Friday, 26 September 2014

Crazy Love (2005)

Wow, I never realised having a crippling, debilitating mental illness could be so much fun!


Crazy Love is a 2005 film starring Reiko Aylesworth and Bruno Campos and directed by Ellie Kanner.

My opening line there refers to Bruno Campos’ character, Michael, who is said to suffer from severe paranoid delusions due to schizophrenia and has been institutionalised for much of his adult life. In this film, he is portrayed as a loveable prankster who is quite charming and harmless as long as he remembers to take a little pink tablet every day. He hangs out in a psych ward with some other cuckoos who are little more than derivative cardboard cut-outs. They sit around watching Groundhog Day and taking bets on what disorders newcomers are suffering from.

The film starts and ends quite well. What’s in between is cliché-riddled, sappy horseshit.
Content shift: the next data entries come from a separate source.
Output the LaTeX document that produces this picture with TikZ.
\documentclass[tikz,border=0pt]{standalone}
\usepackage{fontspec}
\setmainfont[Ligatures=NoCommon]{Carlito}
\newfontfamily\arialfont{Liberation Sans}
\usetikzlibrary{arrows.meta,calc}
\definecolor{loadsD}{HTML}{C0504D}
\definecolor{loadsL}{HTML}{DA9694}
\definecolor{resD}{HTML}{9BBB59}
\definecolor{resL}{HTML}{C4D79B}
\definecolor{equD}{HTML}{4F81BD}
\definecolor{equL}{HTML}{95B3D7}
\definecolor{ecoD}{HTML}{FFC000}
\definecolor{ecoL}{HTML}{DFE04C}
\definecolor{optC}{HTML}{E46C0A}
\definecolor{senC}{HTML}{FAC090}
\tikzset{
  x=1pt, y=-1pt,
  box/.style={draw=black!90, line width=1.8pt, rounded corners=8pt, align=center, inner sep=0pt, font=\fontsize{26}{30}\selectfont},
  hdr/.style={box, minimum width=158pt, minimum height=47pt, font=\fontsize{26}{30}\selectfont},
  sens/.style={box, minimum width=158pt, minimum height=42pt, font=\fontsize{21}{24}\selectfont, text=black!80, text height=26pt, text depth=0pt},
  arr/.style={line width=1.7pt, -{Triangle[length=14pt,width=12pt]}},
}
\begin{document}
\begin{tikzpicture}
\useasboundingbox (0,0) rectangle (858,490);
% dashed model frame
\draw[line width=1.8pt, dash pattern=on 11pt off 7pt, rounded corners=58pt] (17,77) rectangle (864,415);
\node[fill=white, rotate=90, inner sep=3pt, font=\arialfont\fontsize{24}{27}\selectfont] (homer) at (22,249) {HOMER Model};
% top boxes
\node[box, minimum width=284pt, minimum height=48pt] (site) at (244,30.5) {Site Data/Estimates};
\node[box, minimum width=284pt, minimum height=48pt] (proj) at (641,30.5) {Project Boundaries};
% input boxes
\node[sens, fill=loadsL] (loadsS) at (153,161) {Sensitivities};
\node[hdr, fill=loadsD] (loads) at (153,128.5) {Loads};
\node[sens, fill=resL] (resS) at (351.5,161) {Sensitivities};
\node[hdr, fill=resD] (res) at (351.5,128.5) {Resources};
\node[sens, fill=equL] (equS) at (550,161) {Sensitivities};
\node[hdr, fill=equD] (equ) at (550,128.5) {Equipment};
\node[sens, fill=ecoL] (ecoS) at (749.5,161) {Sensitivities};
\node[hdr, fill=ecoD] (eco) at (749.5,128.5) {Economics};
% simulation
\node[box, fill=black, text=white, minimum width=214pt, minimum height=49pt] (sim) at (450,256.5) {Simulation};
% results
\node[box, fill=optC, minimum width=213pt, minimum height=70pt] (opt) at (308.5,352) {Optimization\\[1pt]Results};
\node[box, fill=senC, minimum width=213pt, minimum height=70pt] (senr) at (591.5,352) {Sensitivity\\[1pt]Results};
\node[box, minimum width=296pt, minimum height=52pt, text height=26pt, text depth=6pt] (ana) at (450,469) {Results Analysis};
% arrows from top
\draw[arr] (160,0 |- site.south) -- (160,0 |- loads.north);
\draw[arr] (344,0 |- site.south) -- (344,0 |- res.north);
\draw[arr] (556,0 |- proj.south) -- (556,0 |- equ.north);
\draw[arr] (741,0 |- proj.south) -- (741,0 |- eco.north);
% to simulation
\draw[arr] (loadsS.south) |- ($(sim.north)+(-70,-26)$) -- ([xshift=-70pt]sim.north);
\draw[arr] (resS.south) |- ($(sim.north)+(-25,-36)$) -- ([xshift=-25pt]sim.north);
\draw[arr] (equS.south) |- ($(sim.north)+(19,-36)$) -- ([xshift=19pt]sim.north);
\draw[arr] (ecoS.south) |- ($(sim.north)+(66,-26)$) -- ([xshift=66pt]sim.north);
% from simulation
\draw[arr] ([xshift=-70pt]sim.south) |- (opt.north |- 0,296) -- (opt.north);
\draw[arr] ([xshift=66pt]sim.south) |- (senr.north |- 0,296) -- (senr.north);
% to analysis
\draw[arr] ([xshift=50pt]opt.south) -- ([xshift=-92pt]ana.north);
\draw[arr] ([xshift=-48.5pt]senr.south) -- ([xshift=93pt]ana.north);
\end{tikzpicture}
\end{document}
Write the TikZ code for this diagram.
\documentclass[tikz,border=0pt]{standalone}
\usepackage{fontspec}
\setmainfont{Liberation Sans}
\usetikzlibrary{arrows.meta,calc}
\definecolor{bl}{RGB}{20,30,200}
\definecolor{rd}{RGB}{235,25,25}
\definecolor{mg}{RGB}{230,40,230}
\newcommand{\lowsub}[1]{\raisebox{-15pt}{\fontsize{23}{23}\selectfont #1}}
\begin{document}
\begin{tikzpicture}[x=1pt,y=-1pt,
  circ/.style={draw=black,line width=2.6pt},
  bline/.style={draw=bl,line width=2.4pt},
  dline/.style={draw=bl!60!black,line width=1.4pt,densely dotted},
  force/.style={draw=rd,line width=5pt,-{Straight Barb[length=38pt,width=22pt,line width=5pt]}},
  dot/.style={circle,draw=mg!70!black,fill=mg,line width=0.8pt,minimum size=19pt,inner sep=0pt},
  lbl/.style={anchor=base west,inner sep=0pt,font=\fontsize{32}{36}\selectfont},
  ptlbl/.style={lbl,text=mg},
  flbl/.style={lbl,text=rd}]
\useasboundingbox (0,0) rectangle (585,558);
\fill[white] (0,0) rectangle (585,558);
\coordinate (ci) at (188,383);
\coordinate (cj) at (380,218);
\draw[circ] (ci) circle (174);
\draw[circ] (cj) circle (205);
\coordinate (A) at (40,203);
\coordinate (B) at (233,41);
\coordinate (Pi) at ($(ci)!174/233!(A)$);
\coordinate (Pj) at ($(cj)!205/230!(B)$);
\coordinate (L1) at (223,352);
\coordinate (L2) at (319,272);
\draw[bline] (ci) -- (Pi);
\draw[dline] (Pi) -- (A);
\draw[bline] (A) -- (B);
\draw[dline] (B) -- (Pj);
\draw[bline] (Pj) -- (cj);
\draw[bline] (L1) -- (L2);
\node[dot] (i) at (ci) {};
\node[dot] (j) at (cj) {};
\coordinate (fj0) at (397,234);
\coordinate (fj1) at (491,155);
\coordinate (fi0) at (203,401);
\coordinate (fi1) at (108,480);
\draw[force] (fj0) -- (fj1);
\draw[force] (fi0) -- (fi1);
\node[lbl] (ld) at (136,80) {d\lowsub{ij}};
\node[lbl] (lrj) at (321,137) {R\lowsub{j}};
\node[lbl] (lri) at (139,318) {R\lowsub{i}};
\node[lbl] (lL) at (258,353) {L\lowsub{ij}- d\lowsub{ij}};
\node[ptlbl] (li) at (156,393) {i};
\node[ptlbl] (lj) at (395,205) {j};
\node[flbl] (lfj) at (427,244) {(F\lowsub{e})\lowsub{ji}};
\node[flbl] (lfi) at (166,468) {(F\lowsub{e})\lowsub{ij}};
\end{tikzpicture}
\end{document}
The story is about Letty (Reiko Aylesworth) a well-intentioned but highly strung school teacher who seems to have a mild case of obsessive-compulsive-disorder (she labels all her kitchen products, sorts her underwear by colour and sets 3 different alarm clocks in the morning). She has come up with a fun way to help kids learn maths which leads to a stressful meeting with the school administrator, and on top of that she has to host her divorced parents for dinner (with her father bringing his new wife). Well all this stress is bound to tip Letty over the edge, and does so in spectacular fashion during my favourite scene in the movie that I refer to as “The Olive Meltdown”. This is a great scene – I like the way the lighting and subtle music is combined with increasingly frantic camera movements to build the tension until finally Letty breaks and begins hurling jars of olives at people.

Letty’s mental state is not helped by her narcisstic and condescending partner. And this creates the film’s first sticking point for me. You see, the relationship between Letty and her fiancé would have been so much better if the writer hadn’t made her fiancé such a colossal dipshit. He’s just not believable. He’s such an inconsiderate prick that he crosses the line from character to comical.
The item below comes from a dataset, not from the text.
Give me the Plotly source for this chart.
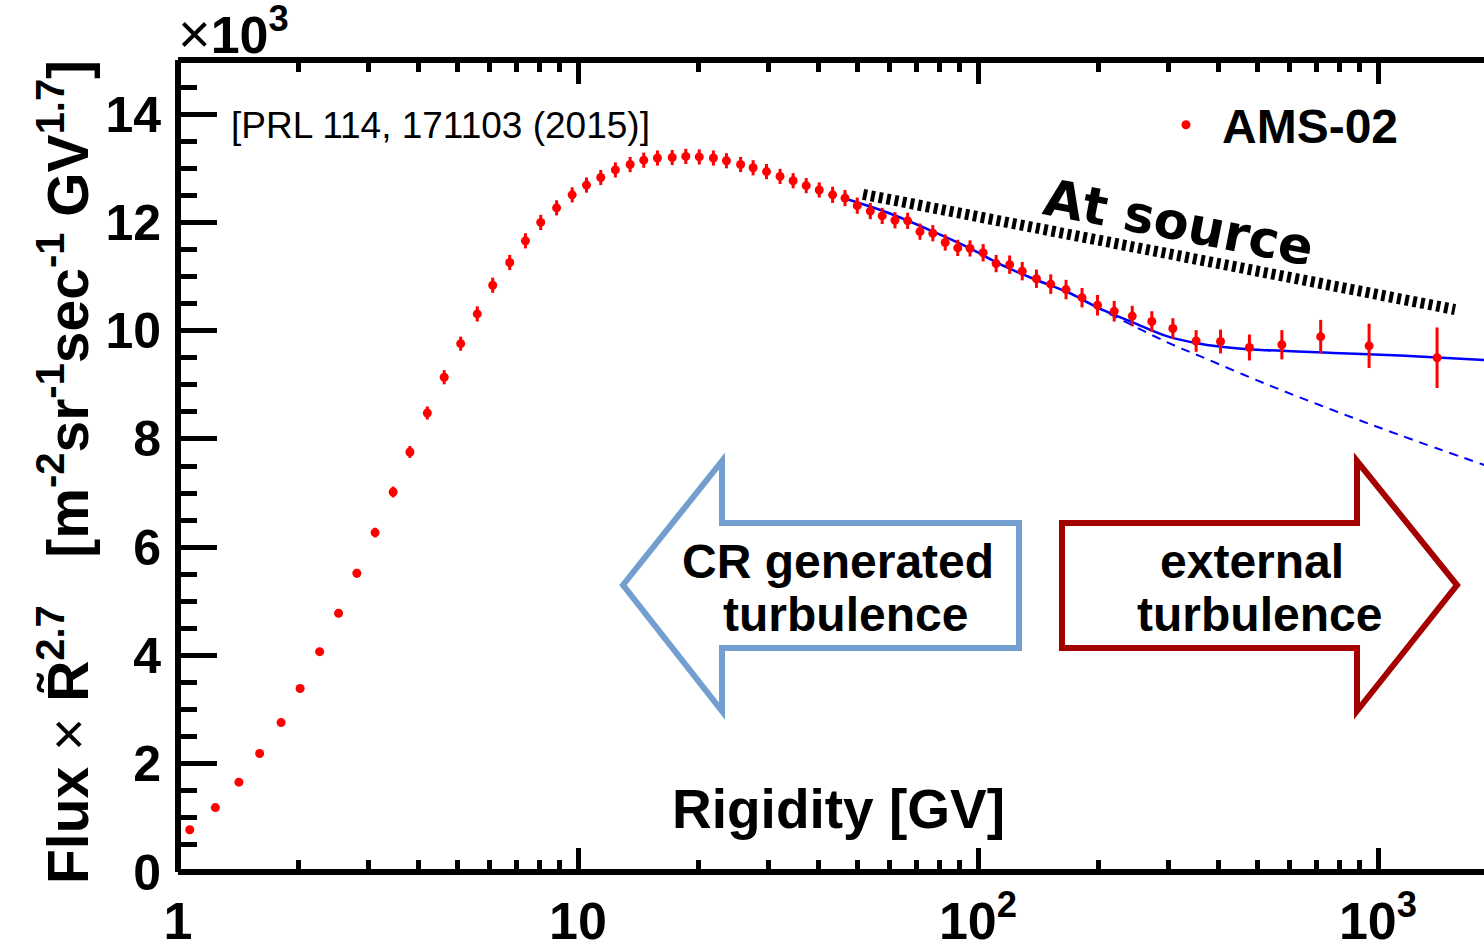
import plotly.graph_objects as go

# AMS-02 proton flux multiplied by R^2.7 (units of 10^3)
rigidity = [1.07, 1.24, 1.42, 1.60, 1.81, 2.02, 2.26, 2.52, 2.80, 3.11,
            3.45, 3.80, 4.20, 4.63, 5.09, 5.60, 6.12, 6.75, 7.39, 8.07,
            8.84, 9.67, 10.5, 11.4, 12.4, 13.5, 14.6, 15.8, 17.2, 18.6,
            20.1, 21.8, 23.5, 25.5, 27.4, 29.6, 32.0, 34.5, 37.2, 40.1,
            43.3, 46.5, 49.9, 53.8, 57.6, 62.0, 66.7, 71.6, 77.1, 82.8,
            89.0, 95.5, 103, 111, 120, 129, 140, 152, 166, 182,
            199, 219, 243, 272, 307, 351, 404, 477, 575, 719,
            950, 1405]
flux = [0.78, 1.19, 1.66, 2.19, 2.76, 3.39, 4.07, 4.78, 5.52, 6.27,
        7.02, 7.76, 8.48, 9.14, 9.76, 10.31, 10.84, 11.26, 11.66, 12.00,
        12.27, 12.51, 12.69, 12.83, 12.97, 13.07, 13.15, 13.19, 13.20, 13.22,
        13.21, 13.19, 13.14, 13.07, 13.01, 12.94, 12.85, 12.77, 12.68, 12.60,
        12.51, 12.45, 12.31, 12.21, 12.12, 12.04, 12.03, 11.83, 11.80, 11.63,
        11.53, 11.52, 11.44, 11.24, 11.22, 11.10, 10.96, 10.86, 10.76, 10.61,
        10.47, 10.36, 10.27, 10.17, 10.04, 9.81, 9.80, 9.69, 9.74, 9.89,
        9.72, 9.50]
flux_err = [0.03, 0.03, 0.03, 0.04, 0.04, 0.05, 0.06, 0.07, 0.08, 0.09,
            0.10, 0.11, 0.12, 0.13, 0.13, 0.14, 0.14, 0.14, 0.14, 0.14,
            0.14, 0.14, 0.14, 0.14, 0.14, 0.14, 0.14, 0.14, 0.14, 0.14,
            0.14, 0.14, 0.14, 0.14, 0.14, 0.14, 0.14, 0.14, 0.14, 0.14,
            0.15, 0.15, 0.15, 0.15, 0.15, 0.15, 0.15, 0.15, 0.15, 0.15,
            0.15, 0.15, 0.16, 0.16, 0.17, 0.17, 0.17, 0.18, 0.18, 0.18,
            0.19, 0.19, 0.19, 0.19, 0.19, 0.20, 0.22, 0.24, 0.27, 0.31,
            0.41, 0.56]

# model with turbulence break (solid) and pure power-law continuation (dashed)
fit_r = [45.6, 60.0, 77.3, 95.0, 113.5, 137.5, 166.6, 201.8, 244.5, 296.3,
         358.9, 434.8, 527, 773, 1135, 1841]
fit_flux = [12.46, 12.17, 11.83, 11.53, 11.23, 10.96, 10.72, 10.41, 10.15, 9.90,
            9.76, 9.68, 9.64, 9.59, 9.54, 9.46]
pl_r = [166.6, 217.6, 296.3, 358.9, 527, 773, 1135, 1841]
pl_flux = [10.72, 10.28, 9.79, 9.53, 9.01, 8.53, 8.07, 7.52]

# injection spectrum slope guide
src_r = [51.6, 1558]
src_flux = [12.52, 10.39]

x_ticks = [1, 10, 100, 1000]
x_ticktext = ["1", "10", "10<sup>2</sup>", "10<sup>3</sup>"]
x_minor = [m * d for d in (1, 10, 100, 1000) for m in range(2, 10)]
y_ticks = [0, 2, 4, 6, 8, 10, 12, 14]

W, H = 1484, 943
L, R, T, B = 178, 0, 60, 71
PW, PH = W - L - R, H - T - B


def px(xp):
    return (xp - L) / PW


def py(yp):
    return (H - B - yp) / PH


SANS = "Liberation Sans, Arial, Helvetica, sans-serif"

fig = go.Figure()

fig.add_trace(go.Scatter(
    x=pl_r, y=pl_flux, mode="lines", showlegend=False,
    line=dict(color="#0000ff", width=2, dash="9px,7px", shape="spline"),
))
fig.add_trace(go.Scatter(
    x=fit_r, y=fit_flux, mode="lines", showlegend=False,
    line=dict(color="#0000ff", width=2.5, shape="spline"),
))
fig.add_trace(go.Scatter(
    x=src_r, y=src_flux, mode="lines", showlegend=False,
    line=dict(color="black", width=11, dash="4px,4px"),
))
fig.add_trace(go.Scatter(
    x=rigidity, y=flux, mode="markers", name="AMS-02",
    marker=dict(color="#ff0000", size=9),
    error_y=dict(type="data", array=flux_err, color="#ff0000",
                 thickness=3, width=0),
))

fig.update_xaxes(
    type="log", range=[0, PW / 400], showgrid=False, zeroline=False,
    showline=False, mirror="ticks", automargin=False,
    tickmode="array", tickvals=x_ticks, ticktext=x_ticktext,
    ticks="inside", ticklen=24, tickwidth=5, tickcolor="black",
    tickfont=dict(family=SANS, size=52, color="black", weight="bold"),
    ticklabelstandoff=14,
    minor=dict(tickmode="array", tickvals=x_minor, ticks="inside",
               ticklen=12, tickwidth=5, tickcolor="black", showgrid=False),
)
fig.update_yaxes(
    range=[0, PH / 54.13], showgrid=False, zeroline=False, showline=False,
    automargin=False,
    tickmode="array", tickvals=y_ticks,
    ticks="inside", ticklen=39, tickwidth=5, tickcolor="black",
    tickfont=dict(family=SANS, size=50, color="black", weight="bold"),
    ticklabelstandoff=16,
    minor=dict(dtick=0.5, ticks="inside", ticklen=19, tickwidth=5,
               tickcolor="black", showgrid=False),
)

fig.update_layout(
    width=W, height=H,
    margin=dict(l=L, r=R, t=T, b=B, pad=0, autoexpand=False),
    plot_bgcolor="white", paper_bgcolor="white",
    yaxis2=dict(
        overlaying="y", side="right", range=[0, PH / 54.13],
        showgrid=False, zeroline=False, showline=False, showticklabels=False,
        automargin=False,
        tickmode="array", tickvals=y_ticks,
        ticks="inside", ticklen=27, tickwidth=5, tickcolor="black",
        minor=dict(dtick=0.5, ticks="inside", ticklen=8, tickwidth=5,
                   tickcolor="black", showgrid=False),
    ),
    legend=dict(
        x=px(1150), y=py(125), xanchor="left", yanchor="middle",
        bgcolor="rgba(0,0,0,0)", itemwidth=62,
        font=dict(family=SANS, size=48, color="black", weight="bold"),
    ),
)

# frame lines
frame = dict(type="line", xref="paper", yref="paper",
             line=dict(color="black", width=6), layer="above")
fig.add_shape(x0=0, x1=0, y0=0, y1=1, **frame)
fig.add_shape(x0=0, x1=1.01, y0=0, y1=0, **frame)
fig.add_shape(x0=0, x1=1.01, y0=1, y1=1, **frame)


def path(points):
    return "M " + " L ".join(f"{px(a):.5f},{py(b):.5f}" for a, b in points) + " Z"


# left arrow: CR generated turbulence
fig.add_shape(type="path", xref="paper", yref="paper", layer="above",
              path=path([(623, 585), (722, 461), (722, 523), (1019, 523),
                         (1019, 648), (722, 648), (722, 711)]),
              line=dict(color="#729fcf", width=6), fillcolor="rgba(0,0,0,0)")
# right arrow: external turbulence
fig.add_shape(type="path", xref="paper", yref="paper", layer="above",
              path=path([(1062, 523), (1357, 523), (1357, 461), (1457, 585),
                         (1357, 711), (1357, 648), (1062, 648)]),
              line=dict(color="#a40000", width=6), fillcolor="rgba(0,0,0,0)")


def note(text, xp, yp, size, bold=True, xanchor="center", yanchor="middle",
         angle=0, family=SANS):
    fig.add_annotation(
        text=text, x=px(xp), y=py(yp), xref="paper", yref="paper",
        xanchor=xanchor, yanchor=yanchor, showarrow=False, textangle=angle,
        font=dict(family=family, size=size, color="black",
                  weight="bold" if bold else "normal"),
    )


note("CR generated", 838, 561, 48)
note("turbulence", 845, 614, 48)
note("external", 1252, 561, 48)
note("turbulence", 1259, 614, 48)
note("Rigidity [GV]", 838, 809, 55)
note("At source", 1178, 223, 51, angle=11,
     family="DejaVu Sans, Verdana, sans-serif")
note("[PRL 114, 171103 (2015)]", 229, 125, 37, bold=False, xanchor="left")
# axis multiplier
note("<span style='font-size:56px'>×</span><b>10<sup>3</sup></b>",
     176, 67, 52, bold=False, xanchor="left", yanchor="bottom")
note("<b>Flux</b> × <b>R̃<sup>2.7</sup></b>   "
     "<b>[m<sup>-2</sup>sr<sup>-1</sup>sec<sup>-1</sup> GV<sup>1.7</sup>]</b>",
     64, 472, 57, bold=False, angle=-90)

fig.write_html("out.html")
Anyway, after the meltdown Letty awakes in the above mentioned psych ward and unfortunately until it finally picks up at the end, the majority of the film is predictable shit. If I’d known all it would take to ‘find myself’ would be to chuck a few condiments at a security guard and hang out with a bunch of fruit loops in a mental hospital that seems to see patients masquerading as doctors as just a harmless bit of fun, well fuck me I’d be the most well-adjusted person on the planet.

Maybe I’m being a bit harsh on this film but it's just too...I don't know...'self helpy'. Michael and Letty are just two lost souls who find each other over sneaky pizza and cigarettes in the linen closet. The film just never steps outside its comfort zone. And I really have trouble imagining the writer has ever known anyone with a serious mental illness – the subject is just never given the gravity it deserves even for a lightweight rom com. Michael’s character is the worst example, he’s said to suffer severe psychotic breaks from reality but seems to just get a bit paranoid if he forgets to take his meds. And as I said before, the other patients at the facility are just assortments of caricatures taken from other movies set in mental hospitals. I almost expected one of them to break out a Simpsons-esque: “Actually, I’m just here voluntarily.”

The film does pick up at the end. I liked that it doesn't go for a ‘happily ever after’ ending – Michael and Letty accept that they will not work as a couple and go their separate ways. I like that the film decided ultimately to be about Letty’s happiness and I liked that she decided she didn’t need her fiancé or Michael in order to find that happiness. It's far from the worst way I can think to spend 100 minutes, but it's further from the best.